В 40-х годах Гоголь поддерживал связь с Ивановым главным образом посредством переписки. В Риме писатель появлялся изредка и ненадолго, и потому друзья вспоминали, как о светлом, но невозвратном прошлом, о первых годах своего знакомства, когда они часто встречались и вели бесконечные беседы об. искусстве. В начале 40-х годов в Риме появляется новый человек, который быстро сближается с Ивановым и на много лет занимает в его сердце место лучшего, доверенного друга. Летом 1842 года, когда Иванов, по своему обыкновению, находился за городом и занимался пейзажем, в его римскую мастерскую явился один из путешествующих русских людей, Ф. Чижов, и благодаря гостеприимству жившего у Иванова молодого художника И. Шаповаленко получил возможность увидеть большую картину, над которой велась работа уже несколько лет. «Явление Мессии» произвело на Чижова самое сильное впечатление, и по возвращении Иванова в Рим он близко сошелся с ним.

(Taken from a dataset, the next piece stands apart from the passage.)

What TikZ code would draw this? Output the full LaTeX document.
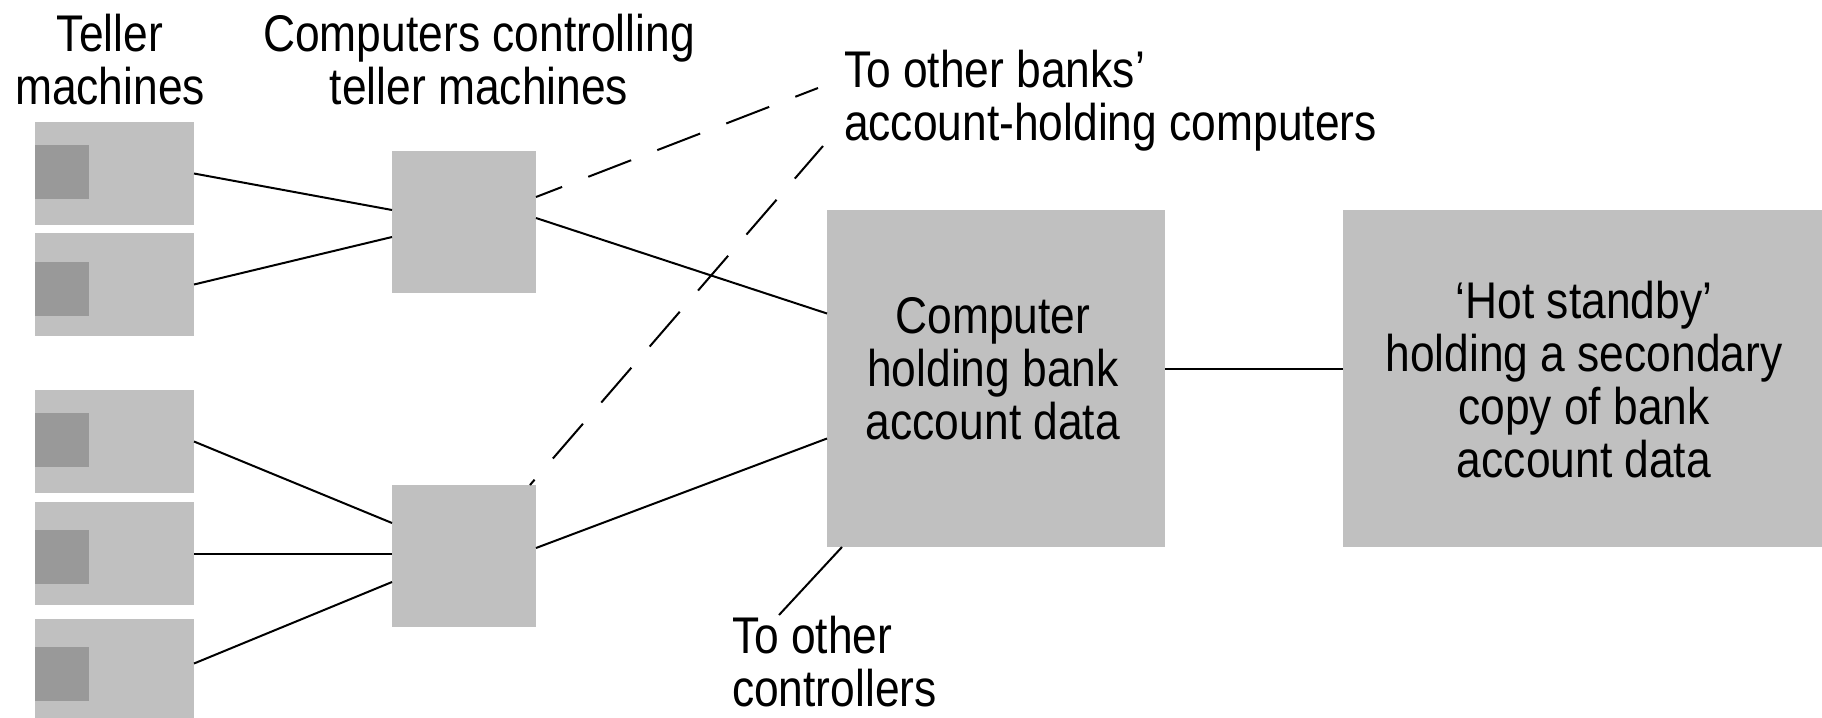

В прошлом профессор математики в Петербургском университете, Чижов одно время занимался переводами книг по литературе, но, попав за границу, горячо увлекся искусством. Человек это был общительный и живой. В Мариенбаде он виделся с Жуковским. Позднее в Париже подолгу беседовал с Мицкевичем. Чижов был даровит, склонен к увлечениям. Ему легко давалось все, за что бы он ни брался. Он хорошо знал иностранные языки, был широко начитан, но долго не мог найти своего призвания. В Риме он усердно изучал трактаты Винкельмана как признанного авторитета в вопросах искусства, но сам судил об искусстве как дилетант. Со своей неизменной восторженностью он беспрестанно повторял себе, что цель его жизни «служение истине и России», но почему-то все свои силы направил на трудное, «непосильное» для него дело создания истории средневековой Венеции, погибал в архивах и никак не мог довести до конца своего начинания.
Этот человек, в котором причудливо перемешаны были черты Обломова и Рудина, оказался на жизненном пути Иванова. Замкнутый и недоверчивый к большинству других людей, Иванов быстро сошелся с Чижовым, привязался к нему и стал общаться с ним с редкой откровенностью.
Иванова подкупали начитанность и образованность Чижова. «Человек не нынешней доброты», — говорил он о нем. Со своей стороны, Иванов приохотил Чижова к искусству и вместе с тем пробудил в нем интерес к византийской и древнерусской живописи. Уже много позднее из Киева Чижов писал своему другу в Рим об открытии софийских мозаик. Нельзя сказать, чтобы Чижов научился глубоко разбираться в вопросах искусства, но осведомленность его была Иванову очень кстати. Чижов сообщал художнику о новинках иностранной литературы, вроде работы Рио о средневековом искусстве, переводил для него отрывки из — книги итальянского искусствоведа Чиконьяра. Чижов знакомил Иванова со стихотворениями А. С. Хомякова. По вечерам, когда в мастерской художника встречались соотечественники, здесь распевали народные песни, которые на чужбине особенно хватали за сердце своими задушевными нотами.